* [Stated task]
A single run of lines is to be printed exactly: starting at the line with "Reproduce this chart with matplotlib." and ending at the line with "import numpy as np", both included. Leave the pictures out.

* [The input]
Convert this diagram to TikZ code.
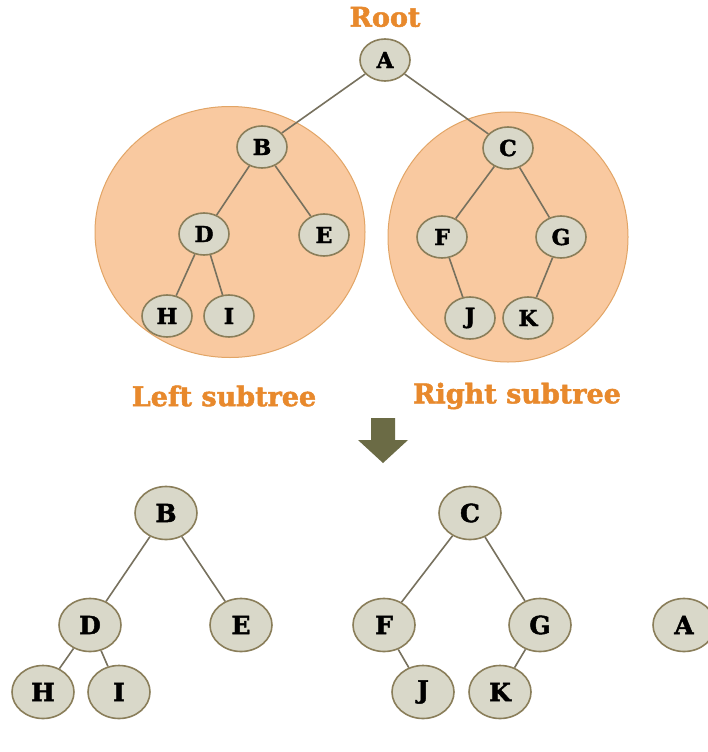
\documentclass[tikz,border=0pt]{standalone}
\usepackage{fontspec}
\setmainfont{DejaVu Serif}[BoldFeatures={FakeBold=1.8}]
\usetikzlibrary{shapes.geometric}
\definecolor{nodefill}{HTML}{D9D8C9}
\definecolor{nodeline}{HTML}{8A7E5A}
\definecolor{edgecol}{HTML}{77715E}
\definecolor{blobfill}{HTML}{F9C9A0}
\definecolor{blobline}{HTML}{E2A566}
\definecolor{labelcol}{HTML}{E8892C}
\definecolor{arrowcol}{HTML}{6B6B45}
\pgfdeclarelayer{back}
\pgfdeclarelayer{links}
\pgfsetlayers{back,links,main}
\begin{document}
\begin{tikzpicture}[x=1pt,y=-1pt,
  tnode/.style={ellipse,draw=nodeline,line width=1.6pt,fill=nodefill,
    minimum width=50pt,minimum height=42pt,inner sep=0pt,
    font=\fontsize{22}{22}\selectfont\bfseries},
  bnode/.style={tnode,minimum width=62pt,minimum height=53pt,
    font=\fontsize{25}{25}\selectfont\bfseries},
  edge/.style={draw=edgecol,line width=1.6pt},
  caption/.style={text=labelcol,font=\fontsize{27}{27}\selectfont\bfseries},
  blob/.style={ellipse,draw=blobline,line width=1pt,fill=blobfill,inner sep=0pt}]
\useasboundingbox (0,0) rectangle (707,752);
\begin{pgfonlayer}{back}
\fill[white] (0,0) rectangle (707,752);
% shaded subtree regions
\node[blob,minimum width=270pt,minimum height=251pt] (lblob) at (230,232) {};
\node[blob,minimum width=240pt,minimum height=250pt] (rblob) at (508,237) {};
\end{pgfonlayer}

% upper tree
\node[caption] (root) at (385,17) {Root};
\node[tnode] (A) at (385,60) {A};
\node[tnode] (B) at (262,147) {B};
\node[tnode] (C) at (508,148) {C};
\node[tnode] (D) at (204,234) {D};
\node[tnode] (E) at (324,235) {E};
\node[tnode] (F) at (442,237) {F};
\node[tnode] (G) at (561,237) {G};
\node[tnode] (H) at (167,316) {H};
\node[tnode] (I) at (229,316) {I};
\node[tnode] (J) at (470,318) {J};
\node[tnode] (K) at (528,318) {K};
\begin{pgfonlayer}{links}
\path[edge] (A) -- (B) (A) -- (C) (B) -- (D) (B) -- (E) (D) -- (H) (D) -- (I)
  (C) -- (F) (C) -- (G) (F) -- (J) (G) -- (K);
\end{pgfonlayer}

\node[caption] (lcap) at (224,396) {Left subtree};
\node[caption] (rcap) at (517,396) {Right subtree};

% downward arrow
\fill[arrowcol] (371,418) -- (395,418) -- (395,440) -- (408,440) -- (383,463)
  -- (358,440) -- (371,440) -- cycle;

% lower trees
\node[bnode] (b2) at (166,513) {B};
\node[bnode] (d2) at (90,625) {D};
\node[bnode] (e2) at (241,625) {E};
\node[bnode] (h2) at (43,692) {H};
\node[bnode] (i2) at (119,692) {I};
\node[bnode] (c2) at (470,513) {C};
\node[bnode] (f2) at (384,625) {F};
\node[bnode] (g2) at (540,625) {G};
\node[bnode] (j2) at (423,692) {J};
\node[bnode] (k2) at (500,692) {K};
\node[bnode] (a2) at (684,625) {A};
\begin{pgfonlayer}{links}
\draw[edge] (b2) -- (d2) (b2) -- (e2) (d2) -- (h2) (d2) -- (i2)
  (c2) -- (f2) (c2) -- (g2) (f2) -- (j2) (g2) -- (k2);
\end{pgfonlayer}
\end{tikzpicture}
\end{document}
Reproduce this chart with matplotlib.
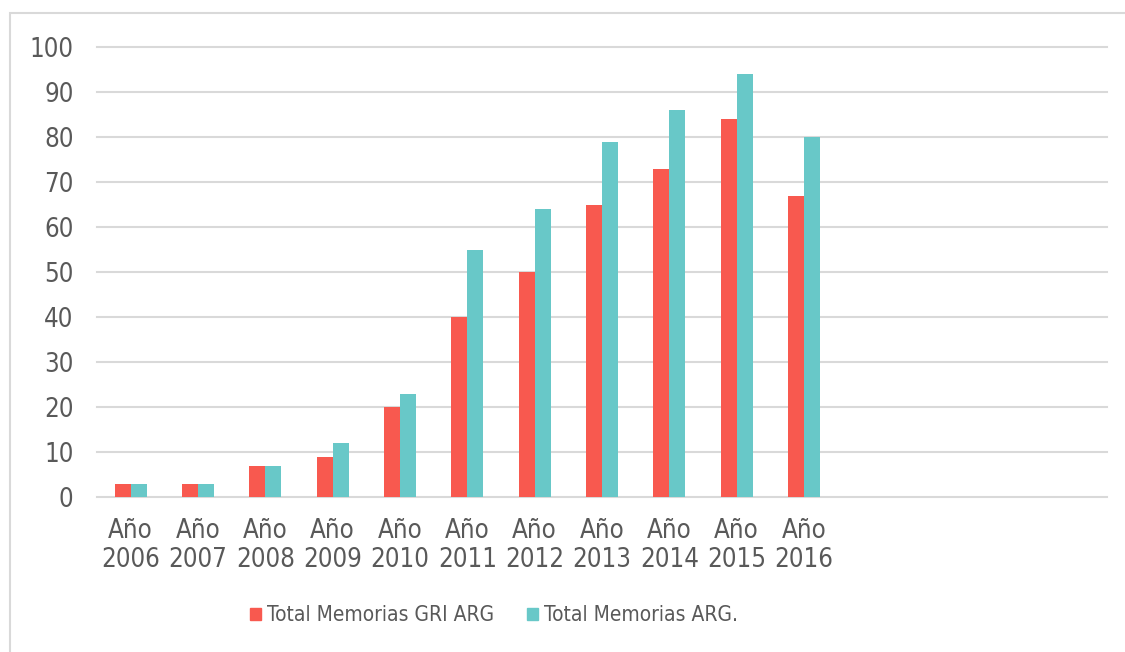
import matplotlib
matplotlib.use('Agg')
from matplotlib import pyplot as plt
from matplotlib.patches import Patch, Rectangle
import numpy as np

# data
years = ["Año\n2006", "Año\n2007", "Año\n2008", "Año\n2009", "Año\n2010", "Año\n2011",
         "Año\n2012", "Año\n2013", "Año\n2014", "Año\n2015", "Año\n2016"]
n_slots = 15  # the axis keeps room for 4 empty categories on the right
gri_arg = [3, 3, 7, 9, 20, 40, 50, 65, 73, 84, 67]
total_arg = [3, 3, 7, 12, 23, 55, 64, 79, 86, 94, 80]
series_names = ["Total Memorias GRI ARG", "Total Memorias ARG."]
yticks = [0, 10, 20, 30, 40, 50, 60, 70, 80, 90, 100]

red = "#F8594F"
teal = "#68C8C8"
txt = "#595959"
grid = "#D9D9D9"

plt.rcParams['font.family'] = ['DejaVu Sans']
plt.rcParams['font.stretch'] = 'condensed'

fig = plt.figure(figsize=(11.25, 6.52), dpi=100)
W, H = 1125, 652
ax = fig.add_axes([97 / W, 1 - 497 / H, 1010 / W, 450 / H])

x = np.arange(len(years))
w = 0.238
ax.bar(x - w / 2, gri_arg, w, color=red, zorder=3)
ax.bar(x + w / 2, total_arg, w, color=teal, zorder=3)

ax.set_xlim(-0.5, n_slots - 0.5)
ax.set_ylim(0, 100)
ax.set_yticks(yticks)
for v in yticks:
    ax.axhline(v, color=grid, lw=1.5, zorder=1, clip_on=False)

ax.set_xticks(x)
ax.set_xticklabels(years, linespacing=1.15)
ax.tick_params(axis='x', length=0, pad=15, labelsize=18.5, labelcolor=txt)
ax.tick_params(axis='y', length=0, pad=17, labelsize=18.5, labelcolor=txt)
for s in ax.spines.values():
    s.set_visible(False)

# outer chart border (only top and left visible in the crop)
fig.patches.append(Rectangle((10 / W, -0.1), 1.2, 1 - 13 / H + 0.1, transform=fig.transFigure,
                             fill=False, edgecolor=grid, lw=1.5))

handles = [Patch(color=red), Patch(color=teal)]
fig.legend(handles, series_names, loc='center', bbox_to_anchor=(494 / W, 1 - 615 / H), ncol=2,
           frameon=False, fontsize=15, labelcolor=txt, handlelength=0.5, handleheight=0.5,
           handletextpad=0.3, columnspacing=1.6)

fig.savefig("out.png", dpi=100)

* [Answer to this exercise]
Reproduce this chart with matplotlib.
import matplotlib
matplotlib.use('Agg')
from matplotlib import pyplot as plt
from matplotlib.patches import Patch, Rectangle
import numpy as np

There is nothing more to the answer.